An easy method to test the hypothesis is to start an iperf session between two VMs, and change the layout accordingly. The bandwidth available between hosts will often differ between the memory bus and the network adapters provisioned.

For this example, we will execute an iPerf TCP test with default settings between 2 VMs on the same port-group, then vMotion the server to another host and repeat the test.

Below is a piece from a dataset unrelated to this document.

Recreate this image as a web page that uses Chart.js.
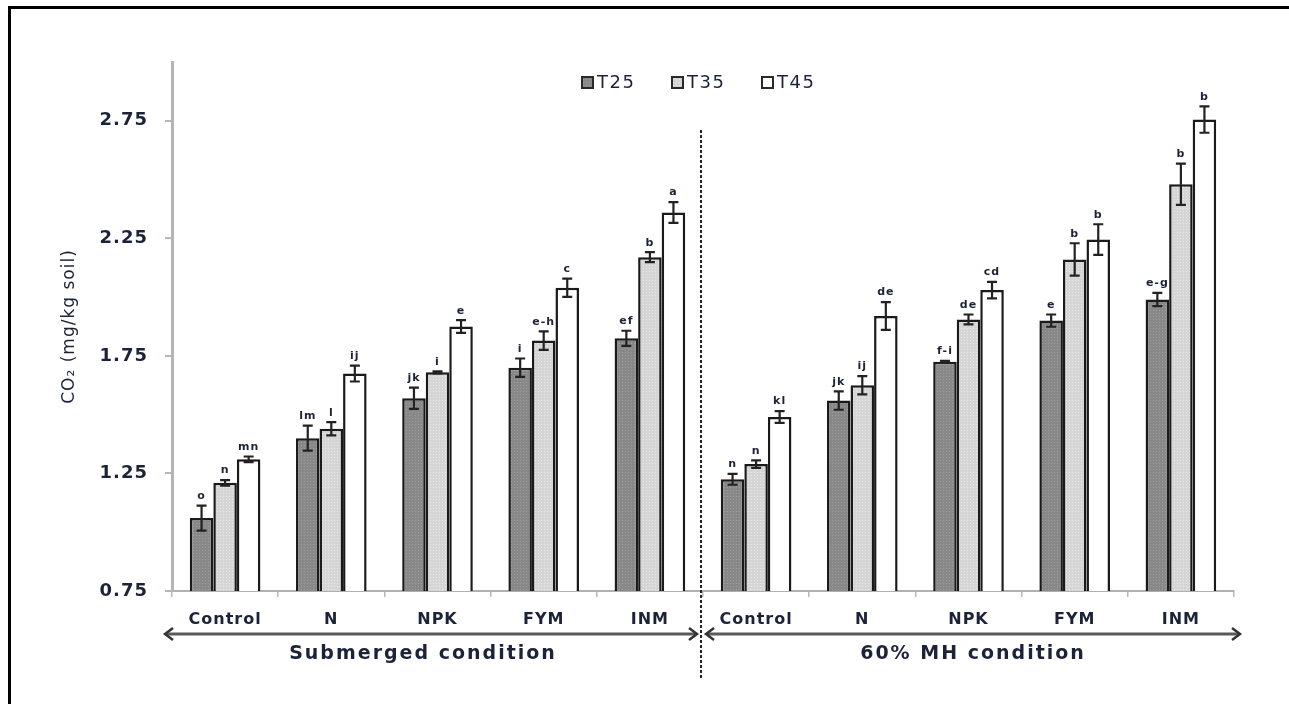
<!DOCTYPE html>
<html><head><meta charset="utf-8">
<script src="https://cdn.jsdelivr.net/npm/chart.js@4.4.1/dist/chart.umd.min.js"></script>
<style>
html,body{margin:0;padding:0;background:#fff;}
#wrap{position:relative;width:1289px;height:704px;overflow:hidden;}
#frame{position:absolute;left:8px;top:6px;right:-10px;bottom:-10px;border-top:3px solid #000;border-left:3px solid #000;}
canvas{position:absolute;left:0;top:0;}
</style></head><body>
<div id="wrap"><div id="frame"></div><canvas id="c" width="1289" height="704"></canvas></div>
<script>
// ---- data ----
const categories = ['Control','N','NPK','FYM','INM','Control','N','NPK','FYM','INM'];
const groups = ['Submerged condition','60% MH condition'];
const groupSizes = [5,5];
const seriesNames = ['T25','T35','T45'];
const t25 = [1.06, 1.40, 1.57, 1.70, 1.825, 1.225, 1.56, 1.725, 1.90, 1.99];
const t35 = [1.21, 1.44, 1.68, 1.815, 2.17, 1.29, 1.625, 1.905, 2.16, 2.48];
const t45 = [1.31, 1.675, 1.875, 2.04, 2.36, 1.49, 1.92, 2.03, 2.245, 2.755];
const err25 = [0.053, 0.053, 0.045, 0.039, 0.032, 0.023, 0.039, 0.004, 0.026, 0.028];
const err35 = [0.012, 0.028, 0.004, 0.039, 0.021, 0.016, 0.039, 0.021, 0.069, 0.088];
const err45 = [0.012, 0.034, 0.027, 0.039, 0.044, 0.025, 0.059, 0.035, 0.065, 0.056];
const let25 = ['o','lm','jk','i','ef','n','jk','f-i','e','e-g'];
const let35 = ['n','l','i','e-h','b','n','ij','de','b','b'];
const let45 = ['mn','ij','e','c','a','kl','de','cd','b','b'];
const yTicks = [0.75, 1.25, 1.75, 2.25, 2.75];
const yMin = 0.75, yMax = 3.0;
const yTitle = 'CO\u2082 (mg/kg soil)';

// ---- styling helpers ----
const ink = '#1c2338';
function dotted(base, dot){
  const c = document.createElement('canvas'); c.width = 3; c.height = 3;
  const g = c.getContext('2d');
  g.fillStyle = base; g.fillRect(0,0,3,3);
  g.fillStyle = dot; g.fillRect(1,1,1,1);
  return g.createPattern(c,'repeat');
}
const fills = [dotted('#888888','#9e9e9e'), dotted('#d5d5d5','#e8e8e8'), '#ffffff'];

const errorBars = {
  id: 'errorBars',
  afterDatasetsDraw(chart){
    const ctx = chart.ctx, y = chart.scales.y;
    chart.data.datasets.forEach((ds,i)=>{
      const meta = chart.getDatasetMeta(i);
      meta.data.forEach((bar,j)=>{
        const v = ds.data[j], e = ds.errors[j];
        const yt = y.getPixelForValue(v+e), yb = y.getPixelForValue(v-e);
        ctx.save();
        ctx.strokeStyle = '#222'; ctx.lineWidth = 2.2;
        ctx.beginPath();
        ctx.moveTo(bar.x, yt); ctx.lineTo(bar.x, yb);
        ctx.moveTo(bar.x-5, yt); ctx.lineTo(bar.x+5, yt);
        ctx.moveTo(bar.x-5, yb); ctx.lineTo(bar.x+5, yb);
        ctx.stroke();
        ctx.font = 'bold 11px "DejaVu Sans"';
        ctx.fillStyle = ink; ctx.textAlign = 'center'; ctx.textBaseline = 'bottom';
        ctx.fillText(ds.letters[j], bar.x, yt-4);
        ctx.restore();
      });
    });
  }
};

const legendBox = {
  id: 'legendBox',
  afterDraw(chart){
    const ctx = chart.ctx, ca = chart.chartArea;
    const cx = (ca.left + ca.right) / 2, cy = ca.top + 21;
    const pitch = 90, start = cx - 121;
    ctx.save();
    chart.data.datasets.forEach((ds,i)=>{
      const x = start + i*pitch;
      ctx.fillStyle = ds.backgroundColor;
      ctx.fillRect(x, cy-6, 11, 11);
      ctx.strokeStyle = '#2a2a2a'; ctx.lineWidth = 2;
      ctx.strokeRect(x, cy-6, 11, 11);
      ctx.letterSpacing = '1.5px';
      ctx.font = '18px "DejaVu Sans"'; ctx.fillStyle = ink;
      ctx.textAlign = 'left'; ctx.textBaseline = 'middle';
      ctx.fillText(ds.label, x + 15, cy);
    });
    ctx.restore();
  }
};

const groupAxis = {
  id: 'groupAxis',
  beforeDraw(chart){ chart.ctx.letterSpacing = '1px'; },
  afterDraw(chart){
    const ctx = chart.ctx, xs = chart.scales.x, ca = chart.chartArea;
    const w = (xs.right - xs.left) / categories.length;
    let start = 0;
    const bounds = groupSizes.map(s => { const b = [xs.left + start*w, xs.left + (start+s)*w]; start += s; return b; });
    const mid = bounds[0][1];
    ctx.save();
    ctx.setLineDash([3,2]); ctx.strokeStyle = '#222'; ctx.lineWidth = 2;
    ctx.beginPath(); ctx.moveTo(mid-2, ca.top+68); ctx.lineTo(mid-2, ca.bottom+89); ctx.stroke();
    ctx.setLineDash([]);
    const ay = ca.bottom + 43;
    const arrows = [[bounds[0][0]-7, mid-6], [mid+3, bounds[1][1]+6]];
    arrows.forEach(([x1,x2], k)=>{
      ctx.strokeStyle = '#5a5a5a'; ctx.lineWidth = 3;
      ctx.beginPath(); ctx.moveTo(x1+2, ay); ctx.lineTo(x2-2, ay); ctx.stroke();
      ctx.strokeStyle = '#333'; ctx.lineWidth = 2.5;
      ctx.beginPath();
      ctx.moveTo(x1+8, ay-6); ctx.lineTo(x1, ay); ctx.lineTo(x1+8, ay+6);
      ctx.moveTo(x2-8, ay-6); ctx.lineTo(x2, ay); ctx.lineTo(x2-8, ay+6);
      ctx.stroke();
      ctx.letterSpacing = '2px';
      ctx.font = 'bold 19px "DejaVu Sans"'; ctx.fillStyle = ink;
      ctx.textAlign = 'center'; ctx.textBaseline = 'middle';
      ctx.fillText(groups[k], (x1+x2)/2 - (k===0 ? 8 : 0), ca.bottom + 63);
    });
    ctx.restore();
  }
};

const seriesValues = [t25, t35, t45];
const seriesErr = [err25, err35, err45];
const seriesLet = [let25, let35, let45];

new Chart(document.getElementById('c'), {
  type: 'bar',
  data: {
    labels: categories,
    datasets: seriesNames.map((name,i)=>({
      label: name,
      data: seriesValues[i],
      errors: seriesErr[i],
      letters: seriesLet[i],
      backgroundColor: fills[i],
      borderColor: '#1a1a1a',
      borderWidth: 2.5,
      borderSkipped: false,
      categoryPercentage: 0.665,
      barPercentage: 1.0
    }))
  },
  options: {
    responsive: false,
    animation: false,
    devicePixelRatio: 1,
    layout: { padding: { top: 62, right: 55, left: 0, bottom: 0 } },
    plugins: {
      legend: { display: false },
      tooltip: { enabled: false }
    },
    scales: {
      x: {
        grid: { display: true, drawOnChartArea: false, drawTicks: true, tickLength: 6, color: '#b8b8b8', lineWidth: 1.5, offset: true },
        border: { display: true, color: '#b0b0b0', width: 2 },
        ticks: { color: ink, padding: 13, maxRotation: 0, autoSkip: false,
                 font: { family: '"DejaVu Sans"', size: 16, weight: 'bold' } },
        afterFit(s){ s.height = 113; }
      },
      y: {
        min: yMin, max: yMax,
        afterBuildTicks(s){ s.ticks = yTicks.map(v=>({value:v})); },
        grid: { display: true, drawOnChartArea: false, drawTicks: true, tickLength: 7, color: '#b8b8b8', lineWidth: 2 },
        border: { display: true, color: '#b5b5b5', width: 3 },
        ticks: { color: ink, padding: 17, callback: v => Number(v).toFixed(2),
                 font: { family: '"DejaVu Sans"', size: 18, weight: 'bold' } },
        title: { display: true, text: yTitle, color: ink, padding: { top: 59, bottom: 0 },
                 font: { family: '"DejaVu Sans"', size: 17 } },
        afterFit(s){ s.width = 172; }
      }
    }
  },
  plugins: [errorBars, legendBox, groupAxis]
});
</script>
</body></html>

  • Output (Same Host, same dvPG):
1    root@host:~# iperf -c IP  
2    ------------------------------------------------------------  
3    Client connecting to IP, TCP port 5001  
4    TCP window size:  357 KByte (default)  
5    ------------------------------------------------------------  
6    [  3] local IP port 33260 connected with IP port 5001  
7    [ ID] Interval       Transfer     Bandwidth  
8    [  3] 0.0000-10.0013 sec  6.98 GBytes  6.00 Gbits/sec 
  • Output (Different host, same dvPG):
1    root@host:~# iperf -c IP  
2            ------------------------------------------------------------  
3    Client connecting to IP, TCP port 5001  
4    TCP window size: 85.0 KByte (default)  
5    ------------------------------------------------------------  
6    [  3] local IP port 59478 connected with IP port 5001  
7    [ ID] Interval       Transfer     Bandwidth  
8    [  3] 0.0000-10.0009 sec  10.5 GBytes  9.06 Gbits/sec 

Troubleshooting

Understanding vSphere Distributed Switch packet flow is key when trying to assess networking issues. The shared memory bus provided by ESXi is a powerful tool when ensuring short, inconsistent paths are used over longer, more consistent ones.

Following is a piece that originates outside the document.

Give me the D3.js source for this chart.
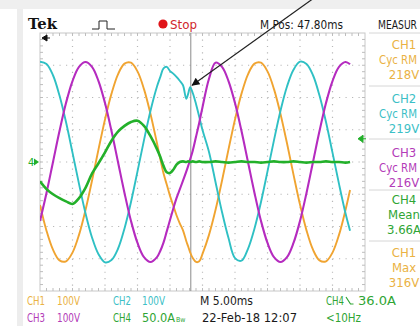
<!DOCTYPE html>
<html>
<head>
<meta charset="utf-8">
<script src="https://cdn.jsdelivr.net/npm/d3@7"></script>
<style>
  html, body { margin: 0; padding: 0; background: #fff; }
  svg { display: block; }
</style>
</head>
<body>
<svg id="chart"></svg>
<script>
// sample times (ms from left edge of the record)
const times = [0, 1, 2, 3, 4, 5, 6, 7, 8, 9, 10, 11, 12, 13, 14, 15, 16, 17, 18,
  18.5, 19, 19.5, 20, 20.5, 21, 21.5, 22, 22.5, 22.8, 23.1, 23.5, 24, 24.5, 25,
  26, 27, 28, 29, 30, 31, 32, 33, 34, 35, 36, 37, 38, 39, 40, 41, 42, 43, 44, 45, 46, 47, 47.7]

// CH1 volts (orange)
const ch1 = [-133, -213, -272, -305, -308, -281, -226, -149, -58, 39, 132, 212, 272, 305, 308, 281, 226, 149, 58,
  10, -35, -70, -105, -135, -165, -190, -212, -245, -262, -280, -298, -310, -308, -285,
  -226, -149, -58, 39, 132, 212, 272, 305, 308, 281, 226, 149, 58, -39, -132, -212, -272, -305, -308, -281, -226, -149, -87]

// CH2 volts (cyan)
const ch2 = [311, 304, 269, 206, 124, 29, -68, -159, -234, -286, -311, -304, -269, -206, -124, -29, 68, 159, 234,
  263, 290, 295, 282, 274, 264, 252, 238, 196, 212, 232, 214, 180, 140, 99,
  31, -62, -155, -236, -298, -306, -269, -206, -124, -29, 68, 159, 234, 286, 311, 304, 269, 206, 124, 29, -68, -159, -213]

// CH3 volts (magenta)
const ch3 = [-183, -96, 0, 96, 183, 251, 295, 310, 295, 251, 183, 96, 0, -96, -183, -251, -295, -310, -295,
  -276, -250, -215, -180, -145, -112, -85, -58, -30, -12, 8, 35, 78, 122, 170,
  258, 308, 295, 251, 183, 96, 0, -96, -183, -251, -295, -310, -295, -251, -183, -96, 0, 96, 183, 251, 295, 310, 303]

// CH4 amps (green)
const ch4 = [-30, -42, -50, -56, -61, -65, -56, -40, -18, -2, 15, 33, 47, 56, 62, 64, 56, 40, 20,
  8, -6, -16, -17, -12, -4, 0, 1, 0, 1, 0, 1, 0, 1, 0,
  0, 1, 0, -1, 0, 1, 0, 0, -1, 0, 1, 0, 0, 1, 0, -1, 0, 0, 1, 0, 0, -1, 0]

const chanNames = ['CH1', 'CH2', 'CH3', 'CH4']
const chanScales = ['100V', '100V', '100V', '50.0A']
// right-hand readouts as shown on screen (the panel cuts off the long words)
const measures = [
  ['CH1', 'Cyc RM', '218V'],
  ['CH2', 'Cyc RM', '219V'],
  ['CH3', 'Cyc RM', '216V'],
  ['CH4', 'Mean', '3.66A'],
  ['CH1', 'Max', '316V']
]
const measureChan = [0, 1, 2, 3, 0]
const header = { pos: 'M Pos: 47.80ms', state: 'Stop', panel: 'MEASUR' }
const footer = { timebase: 'M 5.00ms', date: '22-Feb-18 12:07', trig: '36.0A', freq: '<10Hz' }

const colors = ['#f0a431', '#2fc0c4', '#b52bbf', '#23b02a']
const textColors = ['#eab244', '#3cc0c6', '#b33bb8', '#2fa534']
const font = "'DejaVu Sans Condensed', 'Liberation Sans Narrow', 'Liberation Sans', sans-serif"

const W = 420
const H = 326
const grid = { left: 40, right: 365, top: 33, bottom: 291 }

const x = d3.scaleLinear().domain([0, 50]).range([grid.left, grid.right])
const yV = d3.scaleLinear().domain([-400, 400]).range([grid.bottom, grid.top])
const yA = d3.scaleLinear().domain([-200, 200]).range([grid.bottom, grid.top])

const svg = d3.select('#chart').attr('width', W).attr('height', H)

// text helper, optional fixed width to mimic the scope's narrow font
const label = (tx, ty, str, col, size, width, anchor) => {
  const t = svg.append('text')
    .attr('x', tx).attr('y', ty)
    .attr('font-family', font).attr('font-size', size)
    .attr('fill', col)
    .attr('text-anchor', anchor || 'start')
    .text(str)
  if (width) t.attr('textLength', width).attr('lengthAdjust', 'spacingAndGlyphs')
  return t
}

// screen frame
svg.append('rect').attr('width', W).attr('height', H).attr('fill', '#fff')
svg.append('rect').attr('width', W).attr('height', 9).attr('fill', '#efefef')
svg.append('rect').attr('x', 17).attr('y', 9).attr('width', 6).attr('height', H).attr('fill', '#ededed')

// graticule
const g = svg.append('g')
g.selectAll('.vgrid')
  .data(d3.range(5, 50, 5))
  .join('line')
  .attr('x1', (d) => x(d))
  .attr('x2', (d) => x(d))
  .attr('y1', grid.top)
  .attr('y2', grid.bottom)
  .attr('stroke', '#b8b8b8')
  .attr('stroke-width', 1.2)
  .attr('stroke-dasharray', '1.2,5.25')

g.selectAll('.hgrid')
  .data(d3.range(-300, 400, 100))
  .join('line')
  .attr('x1', grid.left)
  .attr('x2', grid.right)
  .attr('y1', (d) => yV(d))
  .attr('y2', (d) => yV(d))
  .attr('stroke', '#b8b8b8')
  .attr('stroke-width', 1.2)
  .attr('stroke-dasharray', '1.2,5.3')

g.append('rect')
  .attr('x', grid.left)
  .attr('y', grid.top)
  .attr('width', grid.right - grid.left)
  .attr('height', grid.bottom - grid.top)
  .attr('fill', 'none')
  .attr('stroke', '#c8c8c8')

// minor ticks on the frame edges
const minorX = d3.range(1, 50, 1)
g.selectAll('.tt')
  .data(minorX)
  .join('line')
  .attr('x1', (d) => x(d))
  .attr('x2', (d) => x(d))
  .attr('y1', grid.top)
  .attr('y2', grid.top + 3)
  .attr('stroke', '#bdbdbd')
g.selectAll('.bt')
  .data(minorX)
  .join('line')
  .attr('x1', (d) => x(d))
  .attr('x2', (d) => x(d))
  .attr('y1', grid.bottom - 3)
  .attr('y2', grid.bottom)
  .attr('stroke', '#bdbdbd')
const minorY = d3.range(-380, 400, 20)
g.selectAll('.lt')
  .data(minorY)
  .join('line')
  .attr('x1', grid.left)
  .attr('x2', grid.left + 3)
  .attr('y1', (d) => yV(d))
  .attr('y2', (d) => yV(d))
  .attr('stroke', '#bdbdbd')
g.selectAll('.rt')
  .data(minorY)
  .join('line')
  .attr('x1', grid.right - 3)
  .attr('x2', grid.right)
  .attr('y1', (d) => yV(d))
  .attr('y2', (d) => yV(d))
  .attr('stroke', '#bdbdbd')

// trigger position line
const trigT = 23.2
svg.append('line')
  .attr('x1', x(trigT))
  .attr('x2', x(trigT))
  .attr('y1', grid.top)
  .attr('y2', grid.bottom)
  .attr('stroke', '#8a8a8a')
  .attr('stroke-width', 1)

// traces
svg.append('clipPath').attr('id', 'clip')
  .append('rect')
  .attr('x', grid.left)
  .attr('y', grid.top)
  .attr('width', grid.right - grid.left)
  .attr('height', grid.bottom - grid.top)

const series = [
  { vals: ch1, y: yV, w: 1.9 },
  { vals: ch2, y: yV, w: 1.9 },
  { vals: ch3, y: yV, w: 2.1 },
  { vals: ch4, y: yA, w: 2.6 }
]
const traces = svg.append('g').attr('clip-path', 'url(#clip)')
series.forEach((s, i) => {
  const line = d3.line()
    .x((d, j) => x(times[j]))
    .y((d) => s.y(d))
    .curve(d3.curveCatmullRom.alpha(0.5))
  traces.append('path')
    .datum(s.vals)
    .attr('fill', 'none')
    .attr('stroke', colors[i])
    .attr('stroke-width', s.w)
    .attr('stroke-linejoin', 'round')
    .attr('d', line)
})

// markers: horizontal position, CH4 ground, trigger level
svg.append('path')
  .attr('d', `M${grid.left + 2},${grid.top + 5} l5,-3 v6 z M${grid.left + 6},${grid.top + 5} h4`)
  .attr('fill', '#111').attr('stroke', '#111').attr('stroke-width', 1)
label(28, yA(0) + 4, '4', colors[3], 11)
svg.append('path')
  .attr('d', `M${grid.left - 1},${yA(0)} l-5,-3.5 v7 z`)
  .attr('fill', colors[3])
svg.append('path')
  .attr('d', `M${grid.right - 7},${yA(36)} l5,-3.5 v7 z M${grid.right - 3},${yA(36)} h4`)
  .attr('fill', colors[3]).attr('stroke', colors[3]).attr('stroke-width', 1)

// header
svg.append('text')
  .attr('x', 28).attr('y', 29)
  .attr('font-family', "'DejaVu Serif', serif").attr('font-weight', 'bold')
  .attr('font-size', 15).attr('textLength', 29).attr('lengthAdjust', 'spacingAndGlyphs')
  .attr('fill', '#111')
  .text('Tek')
svg.append('path')
  .attr('d', 'M92,29 H99 V21 H107 V29 H115')
  .attr('fill', 'none').attr('stroke', '#222').attr('stroke-width', 1)
svg.append('circle').attr('cx', 163).attr('cy', 24).attr('r', 4.6).attr('fill', '#e0141a')
label(170, 28.5, header.state, '#d0262c', 12.5, 27)
label(260, 28.5, header.pos, '#1a1a1a', 12.5, 83)
label(417, 28.5, header.panel, '#1a1a1a', 11.5, 39, 'end')

// measurement panel
const blockY = [44, 98, 152, 199, 252]
const sepY = [33, 86, 139, 190, 241]
svg.selectAll('.sep')
  .data(sepY)
  .join('line')
  .attr('x1', 369).attr('x2', W)
  .attr('y1', (d) => d).attr('y2', (d) => d)
  .attr('stroke', '#d6d6d6')
measures.forEach((m, i) => {
  m.forEach((t, k) => {
    const ty = blockY[i] + k * 15 + 4.5
    const col = textColors[measureChan[i]]
    if (t === 'Cyc RM') label(417, ty, t, col, 12, 38, 'end')
    else label(404, ty, t, col, 13, null, 'middle')
  })
})

// footer settings
const row1 = 305
const row2 = 322
label(27, row1, chanNames[0], textColors[0], 12, 18)
label(57, row1, chanScales[0], textColors[0], 12, 23)
label(113, row1, chanNames[1], textColors[1], 12, 18)
label(142, row1, chanScales[1], textColors[1], 12, 23)
label(27, row2, chanNames[2], textColors[2], 12, 18)
label(57, row2, chanScales[2], textColors[2], 12, 23)
label(113, row2, chanNames[3], textColors[3], 12, 18)
label(142, row2, chanScales[3], textColors[3], 12, 33)
label(176, row2, 'Bw', textColors[3], 7)
label(200, row1, footer.timebase, '#1a1a1a', 12, 53)
label(202, row2, footer.date, '#1a1a1a', 12, 95)
label(326, row1, chanNames[3], textColors[3], 12, 18)
svg.append('path')
  .attr('d', 'M346,297 L350.5,304 H353.5')
  .attr('fill', 'none').attr('stroke', textColors[3]).attr('stroke-width', 1.2)
label(358, row1, footer.trig, textColors[3], 12, 38)
label(326, row2, footer.freq, textColors[3], 12, 35)

// annotation arrow pointing at the CH2 notch
svg.append('defs').append('marker')
  .attr('id', 'head')
  .attr('viewBox', '0 0 10 10')
  .attr('refX', 9).attr('refY', 5)
  .attr('markerWidth', 10).attr('markerHeight', 8)
  .attr('markerUnits', 'userSpaceOnUse')
  .attr('orient', 'auto')
  .append('path')
  .attr('d', 'M0,0 L10,5 L0,10 z')
  .attr('fill', '#111')
svg.append('line')
  .attr('x1', 314).attr('y1', -2)
  .attr('x2', x(23.1) + 2).attr('y2', yV(232) - 2)
  .attr('stroke', '#222').attr('stroke-width', 1.2)
  .attr('marker-end', 'url(#head)')
</script>
</body>
</html>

When constructing the VMware Validated Design (VVD) and the system defaults that ship with ESXi, the system architects chose a "one size fits most" strategy. This network behavior would be desirable with Gigabit data centers or edge PoPs, or anywhere the network speed would be less than the memory bus. In most server hardware, system memory buses will exceed backend network adapters' capacity, improving performance with small clusters. It's important to realize that VMware doesn't just sell software to large enterprises - cheaper, smaller deployments make up the majority of customers.

Impacts on Design

Shorter paths are not always desirable. In my lab, hardware offloads like TCP Segmentation Offload (TSO) are available and will make traffic more performant outwards. Newer hardware architectures, particularly 100GbE(802.3by), benefit from relying on the network adapter for encapsulation/decapsulation work instead of CPU resources better allocated to VMs.

This particular "feature" is straightforward to design around. The vSphere Distributed Switch provides us the requisite tools to achieve our aims, and we can follow several paths to control behavior to match design:

  • When engineering for high performance/network offload, creating multiple port-groups with tunable parameters is something a VI administrator should be comfortable doing. Automating port-group deployment and managing the configuration as code is even better.
  • If necessary, consider SR-IOV for truly performance intensive workloads.
  • The default is still good for 9 of 10 use cases. Design complexity doesn't make a VI administrator "leet"; consider any deviation from recommended carefully.

As always, it's important to know oneself (your environment) before making any design decision. Few localized Virtual Machines concentrate enough traffic to benefit from additional tuning. Real-world performance testing will indicate when these design practices are necessary.